OPERATION BLANK at Etcetera Theatre 8-11 July 2026

“Funny, intelligent and sharply executed.”★★★★
Copenhagen has just had an atomic bomb dropped on it. Who is responsible? How should the British government respond? Have the Germans bested our strategy with a flash dance? Should Meghan Markle somehow be blamed for the atrocity? And, most importantly, where is Copenhagen anyway?
These are all deeply pertinent questions in the top-secret Teams call at the centre of OPERATION BLANK, a scarily plausible black comedy about what happens when those in charge do absolutely nothing.

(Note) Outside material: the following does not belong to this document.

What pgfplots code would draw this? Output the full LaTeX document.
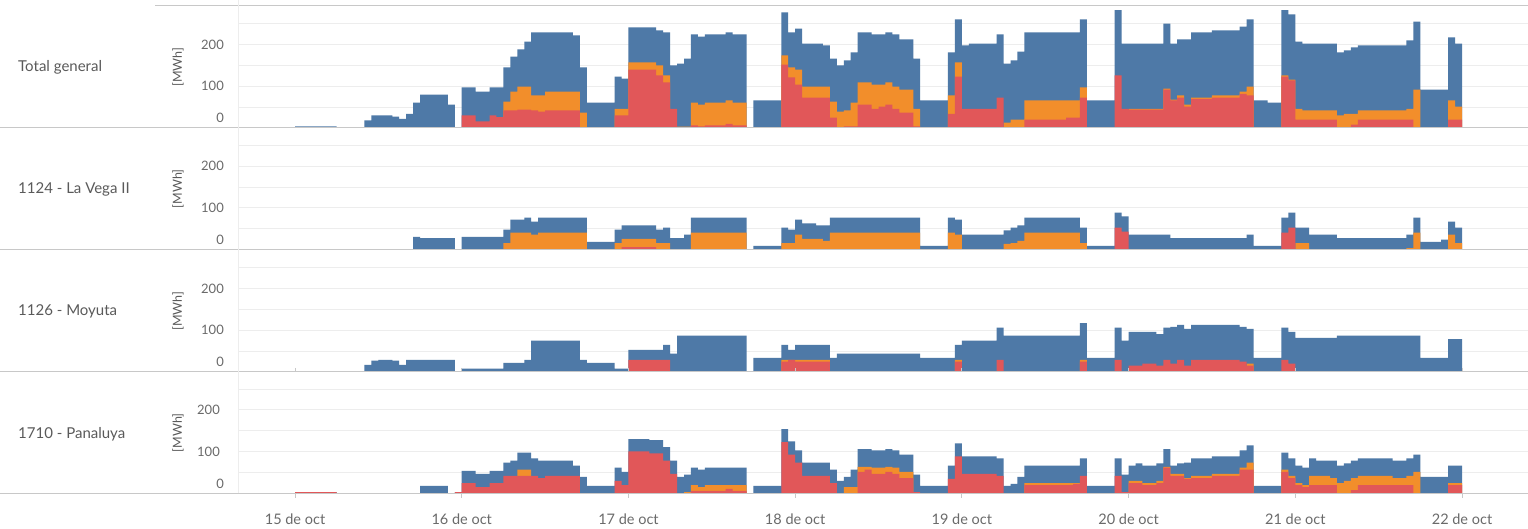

Written and performed by George Grant, OPERATION BLANK is an inventive one-man show that skewers political inertia, online working culture and the frustrating nature of bureaucracy. Grant plays Junior, a young government minister desperately trying to convey the severity of the situation to his incompetent superiors, all of whom appear via pre-recorded footage within a projected Microsoft Teams-style meeting. The result is part political farce, part existential horror show, and sits uncomfortably close to the bone.
The genius of the concept is that the catastrophe itself is almost beside the point. What matters is the response, or lack of one. While a European capital lies in ruins and all-out war looms, the meeting becomes consumed by procedure, optics, pointless deflection and an email about lumbar support. The title itself becomes a bleak joke: not to act, but to formalise inaction.
Grant’s timing is excellent. The choreography between his live performance and the pre-recorded meeting is impressively precise, never feeling slack or gimmicky. The jokes come thick and fast, but beneath the absurdity sits a serious and timely argument: apathy is not neutral. Inaction is, in itself, a choice.
As a performer, Grant is remarkably versatile. His characterisations are distinct, discernible and tragically recognisable: the blankly evasive authority figure, the body-obsessed military adviser, and a man who may have made a meaningful contribution but is stuck on mute. I particularly enjoyed Grant’s portrayal of the bumbling, useless Prime Minister, sprawled on a couch, disinterested in catastrophe and far more concerned with chair positions and pandering to the royals than preventing global escalation.
Lighting and sound are kept minimal, allowing the piece to retain a naturalistic, almost mundane quality, which makes the situation feel all the more disturbing. The projector screen is used effectively, capturing the deadening rhythm of online meetings: the pauses, the technical glitches, and the horror of watching people discuss the end of the world with all the urgency of a quarterly admin catch-up.
There are moments when the farce is so heightened it almost feels too ridiculous, until one remembers the actual state of modern government, at which point it begins to feel less like satire and more like a documentary with jokes.
OPERATION BLANK is a funny, intelligent and sharply executed show with a frighteningly clear central idea. It understands that the danger is not always the loud villain or the dramatic coup, but the meeting where nobody takes responsibility, nobody makes a decision, and everyone hopes the problem will quietly go away.
This is an ambitious idea, confidently realised. Smart, urgent and deftly performed, OPERATION BLANK deserves to find the wider audience it is built for as it heads to the Edinburgh Fringe.